OGH vom 29.08.2018, 7Ob153/18b

Kopf

Der Oberste Gerichtshof hat durch die Senatspräsidentin Dr. Kalivoda als Vorsitzende und die Hofrätinnen und Hofräte Hon.-Prof. Dr. Höllwerth, Dr. E. Solé, Mag. Malesich und MMag. Matzka als weitere Richter in der Pflegschaftssache der Minderjährigen S***** U*****, geboren am ***** 2009, *****, Vater M***** U*****, vertreten durch Mag. Klaus Kabelka, Rechtsanwalt in Wien, Mutter S***** Y*****, Tante M***** U*****, vertreten durch Dr. Susanne Schwarzenbacher, Rechtsanwältin in Wien, über den außerordentlichen Revisionsrekurs des Vaters gegen den Beschluss des Landesgerichts für Zivilrechtssachen Wien vom , GZ 43 R 510/17v-105, womit der Beschluss des Bezirksgerichts Innere Stadt Wien vom , GZ 83 Ps 147/16m-80, bestätigt wurde, den

Beschluss

gefasst:

Spruch

Der außerordentliche Revisionsrekurs wird zurückgewiesen.

Text

Begründung:

Mit Beschluss vom regelte das Erstgericht gemäß § 107 AußStrG die Obsorgeverhältnisse vorläufig dahin, dass es dem Vater die Obsorge entzog und diese der Tante übertrug. Einem dagegen erhobenen Rekurs des Vaters gab das Rekursgericht mit Beschluss vom keine Folge. Mit Beschluss vom , 7 Ob 27/18y, hob der Oberste Gerichtshof über Revisionsrekurs des Vaters den Beschluss des Rekursgerichts auf und verwies die Rechtssache zur neuerlichen Entscheidung an dieses zurück.
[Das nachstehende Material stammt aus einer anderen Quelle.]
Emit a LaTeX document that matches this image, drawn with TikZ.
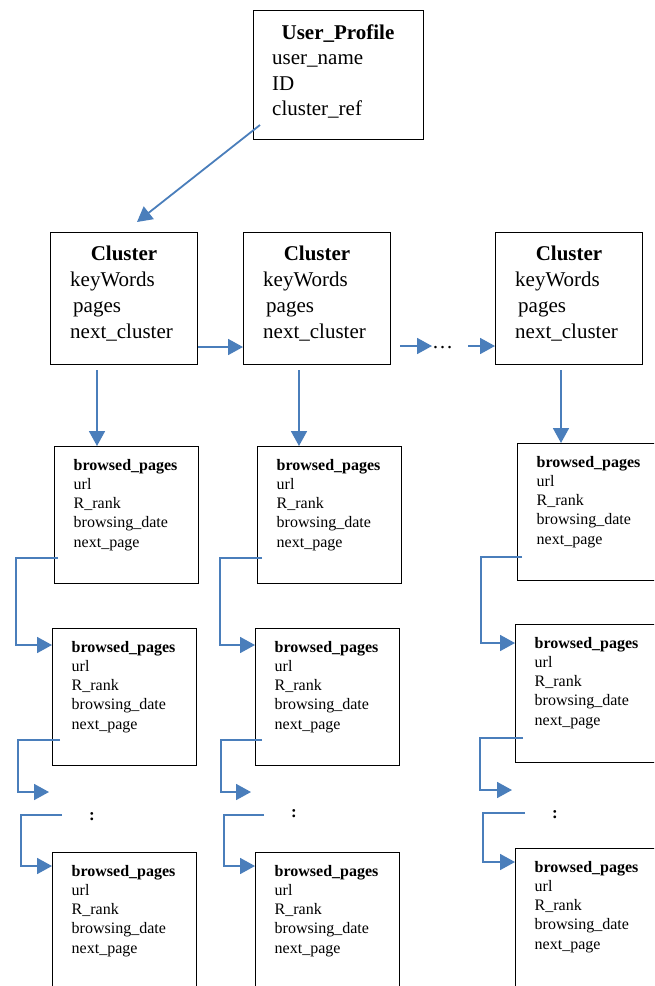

Mit Beschluss vom , mit dem die Entscheidung des Erstgerichts über die vorläufige Obsorgeregelung bestätigt wurde, gab das Rekursgericht dem Rekurs des Vaters neuerlich keine Folge.

Mit Beschluss vom entzog das Erstgericht dem Vater die Obsorge für die Minderjährige endgültig zur Gänze und übertrug sie an die Tante. Es erkannte diesem Beschluss gemäß § 44 AußStrG vorläufige Verbindlichkeit und Vollstreckbarkeit zu. Am erhob der Vater dagegen Rekurs.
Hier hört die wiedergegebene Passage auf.